The six dancers,  distinguished subtly to illustrate three aspects of characterization in classical ballet, worked well in solos and variations, with particular sparkle in episodes for the three men (in which a large gray cloth was introduced), followed by the three women. The spinning movement in the finale, with Mikhail Glinka's music reaching the height of effervescence, was exhilarating.

One of the recurrent circle formations in "Dancing on the Front Porch of Heaven."
At the somber end of the company's presentation here was the oldest piece, Ulysses Dove's "Dancing on the Front Porch of Heaven." A 1993 memorial to some of the choreographer's friends and family, the work, subtitled "Odes to Love and Loss," used memorial music — Arvo Pärt's "Cantus in Memory of Benjamin Britten" — with special insight and patience.

 The choreography varied from angular, frontal postures suggesting ritualistic aspects of grief to more flowing, curvy movement indicating the emotional turmoil of loss. The white-clad dancers moved periodically into a clasped-hands circle, representing both the community of mourners and the felt community between the living and the beloved dead. Pärt's chime-drenched score, with its recurrent silences, was poignantly underlined by the intense interaction of the dancers, moving between the isolating and supportive aspects of bereavement.

A Philip Glass composition, undergirded by repetitive counting and given extra cohesiveness through a formal voice-over recitation describing a romantic park-bench idyll, flowered into something more expressive in Helen Pickett's "When Love," danced by Stephanie Rae Williams and Da'Von Doane.  I can see why Glass' style is attractive to choreographers: Its "beats" are clear, providing a stable basis to work against, and it is almost a blank slate expressively, allowing for maximum creative input that avoids vying with the recorded score. (Almost all the music on Saturday's program was too loud, by the way — the Glass in particular.)

Finishing the program was "Vessels," a four-part "cyclic journey" by Darrell Grand Moultrie, set to Ezio Bosso's minimalist-style music. This full-company ballet seemed a bit diffuse, frankly, though it certainly accomplished the purpose of providing a rousing display and a suitable conclusion.

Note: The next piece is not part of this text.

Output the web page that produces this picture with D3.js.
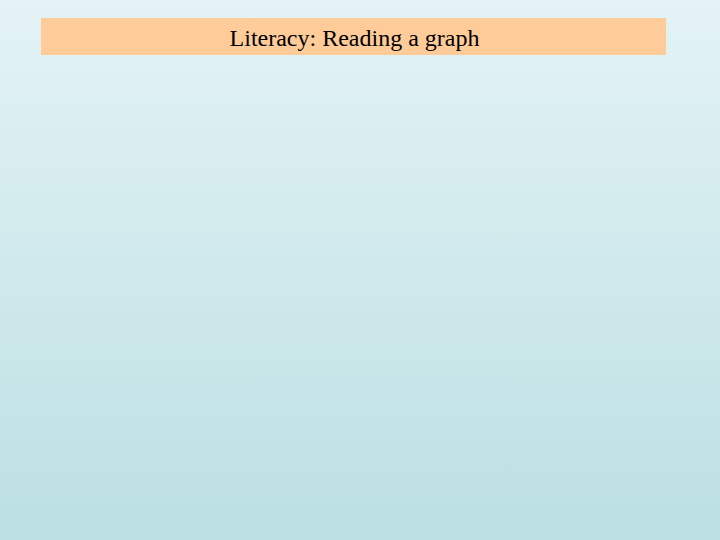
<!DOCTYPE html>
<html><head><meta charset="utf-8">
<script src="https://cdn.jsdelivr.net/npm/d3@7"></script>
<style>html,body{margin:0;padding:0;overflow:hidden}</style>
</head><body>
<script>
const titleText = ["Literacy: Reading a graph"];
const gradientStops = [{offset:"0%",color:"#e4f3f5"},{offset:"100%",color:"#bbdfe2"}];

const W = 720, H = 540;
const svg = d3.select("body").append("svg").attr("width", W).attr("height", H);
const defs = svg.append("defs");
const lg = defs.append("linearGradient").attr("id","bg").attr("x1",0).attr("y1",0).attr("x2",0).attr("y2",1);
lg.selectAll("stop").data(gradientStops).join("stop")
  .attr("offset", d => d.offset).attr("stop-color", d => d.color);
svg.append("rect").attr("width", W).attr("height", H).attr("fill","url(#bg)");

const g = svg.selectAll("g.title").data(titleText).join("g").attr("class","title");
g.append("rect").attr("x",41).attr("y",18).attr("width",625).attr("height",37).attr("fill","#ffcc99");
g.append("text").attr("x",354.5).attr("y",46).attr("text-anchor","middle")
  .attr("font-family","'Liberation Serif', 'Times New Roman', serif").attr("font-size",24)
  .attr("fill","#000").text(d => d);
</script>
</body></html>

The costumes had both lightness and brilliance, and much of the partnering reached the summit of virtuosity and coordination. Particularly fetching was one couple — Choong Hoon Lee and Ingrid Silva — who simply looked made to dance with each other. They were aptly a highlight of "Vessels"' final episode, "Abundance." And abundance was indeed an enduring impression to take away from this show.